• **What you have to do**
From the listing that follows, output everything exactly except the pictures.

• **Provided material**
* * * *

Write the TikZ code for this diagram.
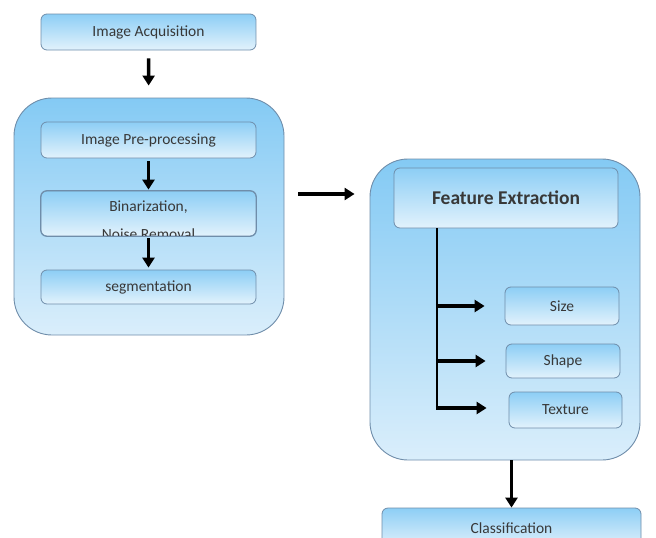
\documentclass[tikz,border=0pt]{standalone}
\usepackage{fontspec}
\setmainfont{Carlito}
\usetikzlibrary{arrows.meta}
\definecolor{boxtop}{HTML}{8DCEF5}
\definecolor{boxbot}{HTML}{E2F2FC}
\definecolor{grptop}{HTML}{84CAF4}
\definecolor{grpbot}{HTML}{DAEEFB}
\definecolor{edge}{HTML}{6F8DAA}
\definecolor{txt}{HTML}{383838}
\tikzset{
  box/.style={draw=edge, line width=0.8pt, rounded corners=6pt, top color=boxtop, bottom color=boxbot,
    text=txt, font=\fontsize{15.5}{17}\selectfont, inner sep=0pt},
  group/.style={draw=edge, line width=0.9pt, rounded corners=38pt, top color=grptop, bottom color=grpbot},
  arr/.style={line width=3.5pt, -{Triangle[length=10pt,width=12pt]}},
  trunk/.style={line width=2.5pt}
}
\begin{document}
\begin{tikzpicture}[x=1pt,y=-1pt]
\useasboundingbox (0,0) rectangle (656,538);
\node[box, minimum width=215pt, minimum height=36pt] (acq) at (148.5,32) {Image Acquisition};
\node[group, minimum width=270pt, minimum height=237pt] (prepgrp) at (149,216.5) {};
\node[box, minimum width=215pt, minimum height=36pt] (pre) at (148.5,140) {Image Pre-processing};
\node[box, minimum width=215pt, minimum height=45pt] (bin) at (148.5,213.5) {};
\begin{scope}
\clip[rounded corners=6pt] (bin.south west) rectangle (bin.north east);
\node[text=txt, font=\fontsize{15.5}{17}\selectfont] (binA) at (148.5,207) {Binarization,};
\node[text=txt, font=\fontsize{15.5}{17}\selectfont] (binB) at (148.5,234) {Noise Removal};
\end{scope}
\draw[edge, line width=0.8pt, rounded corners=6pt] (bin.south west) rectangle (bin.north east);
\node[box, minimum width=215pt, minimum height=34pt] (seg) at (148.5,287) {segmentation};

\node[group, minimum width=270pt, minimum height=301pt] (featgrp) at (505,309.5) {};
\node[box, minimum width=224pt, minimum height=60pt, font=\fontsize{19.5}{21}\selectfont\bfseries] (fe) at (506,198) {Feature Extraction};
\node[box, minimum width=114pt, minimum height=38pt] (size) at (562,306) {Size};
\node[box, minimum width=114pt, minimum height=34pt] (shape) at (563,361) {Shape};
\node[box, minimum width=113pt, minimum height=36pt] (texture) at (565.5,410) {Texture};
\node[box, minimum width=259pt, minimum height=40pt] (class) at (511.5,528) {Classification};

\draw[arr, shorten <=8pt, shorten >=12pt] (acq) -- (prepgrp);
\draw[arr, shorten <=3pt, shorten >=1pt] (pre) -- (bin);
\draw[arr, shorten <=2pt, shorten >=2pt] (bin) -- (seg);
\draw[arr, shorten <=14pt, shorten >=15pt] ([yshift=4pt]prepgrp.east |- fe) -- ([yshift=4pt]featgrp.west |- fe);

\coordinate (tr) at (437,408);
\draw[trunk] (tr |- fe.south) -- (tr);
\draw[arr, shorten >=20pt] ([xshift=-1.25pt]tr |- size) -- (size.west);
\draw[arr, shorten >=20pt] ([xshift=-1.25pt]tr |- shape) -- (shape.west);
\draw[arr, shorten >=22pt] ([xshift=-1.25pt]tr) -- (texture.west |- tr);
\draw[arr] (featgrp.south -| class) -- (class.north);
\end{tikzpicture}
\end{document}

* * * *

• **Answer to the problem**
Write the TikZ code for this diagram.
\documentclass[tikz,border=0pt]{standalone}
\usepackage{fontspec}
\setmainfont{Carlito}
\usetikzlibrary{arrows.meta}
\definecolor{boxtop}{HTML}{8DCEF5}
\definecolor{boxbot}{HTML}{E2F2FC}
\definecolor{grptop}{HTML}{84CAF4}
\definecolor{grpbot}{HTML}{DAEEFB}
\definecolor{edge}{HTML}{6F8DAA}
\definecolor{txt}{HTML}{383838}
\tikzset{
  box/.style={draw=edge, line width=0.8pt, rounded corners=6pt, top color=boxtop, bottom color=boxbot,
    text=txt, font=\fontsize{15.5}{17}\selectfont, inner sep=0pt},
  group/.style={draw=edge, line width=0.9pt, rounded corners=38pt, top color=grptop, bottom color=grpbot},
  arr/.style={line width=3.5pt, -{Triangle[length=10pt,width=12pt]}},
  trunk/.style={line width=2.5pt}
}
\begin{document}
\begin{tikzpicture}[x=1pt,y=-1pt]
\useasboundingbox (0,0) rectangle (656,538);
\node[box, minimum width=215pt, minimum height=36pt] (acq) at (148.5,32) {Image Acquisition};
\node[group, minimum width=270pt, minimum height=237pt] (prepgrp) at (149,216.5) {};
\node[box, minimum width=215pt, minimum height=36pt] (pre) at (148.5,140) {Image Pre-processing};
\node[box, minimum width=215pt, minimum height=45pt] (bin) at (148.5,213.5) {};
\begin{scope}
\clip[rounded corners=6pt] (bin.south west) rectangle (bin.north east);
\node[text=txt, font=\fontsize{15.5}{17}\selectfont] (binA) at (148.5,207) {Binarization,};
\node[text=txt, font=\fontsize{15.5}{17}\selectfont] (binB) at (148.5,234) {Noise Removal};
\end{scope}
\draw[edge, line width=0.8pt, rounded corners=6pt] (bin.south west) rectangle (bin.north east);
\node[box, minimum width=215pt, minimum height=34pt] (seg) at (148.5,287) {segmentation};

\node[group, minimum width=270pt, minimum height=301pt] (featgrp) at (505,309.5) {};
\node[box, minimum width=224pt, minimum height=60pt, font=\fontsize{19.5}{21}\selectfont\bfseries] (fe) at (506,198) {Feature Extraction};
\node[box, minimum width=114pt, minimum height=38pt] (size) at (562,306) {Size};
\node[box, minimum width=114pt, minimum height=34pt] (shape) at (563,361) {Shape};
\node[box, minimum width=113pt, minimum height=36pt] (texture) at (565.5,410) {Texture};
\node[box, minimum width=259pt, minimum height=40pt] (class) at (511.5,528) {Classification};

\draw[arr, shorten <=8pt, shorten >=12pt] (acq) -- (prepgrp);
\draw[arr, shorten <=3pt, shorten >=1pt] (pre) -- (bin);
\draw[arr, shorten <=2pt, shorten >=2pt] (bin) -- (seg);
\draw[arr, shorten <=14pt, shorten >=15pt] ([yshift=4pt]prepgrp.east |- fe) -- ([yshift=4pt]featgrp.west |- fe);

\coordinate (tr) at (437,408);
\draw[trunk] (tr |- fe.south) -- (tr);
\draw[arr, shorten >=20pt] ([xshift=-1.25pt]tr |- size) -- (size.west);
\draw[arr, shorten >=20pt] ([xshift=-1.25pt]tr |- shape) -- (shape.west);
\draw[arr, shorten >=22pt] ([xshift=-1.25pt]tr) -- (texture.west |- tr);
\draw[arr] (featgrp.south -| class) -- (class.north);
\end{tikzpicture}
\end{document}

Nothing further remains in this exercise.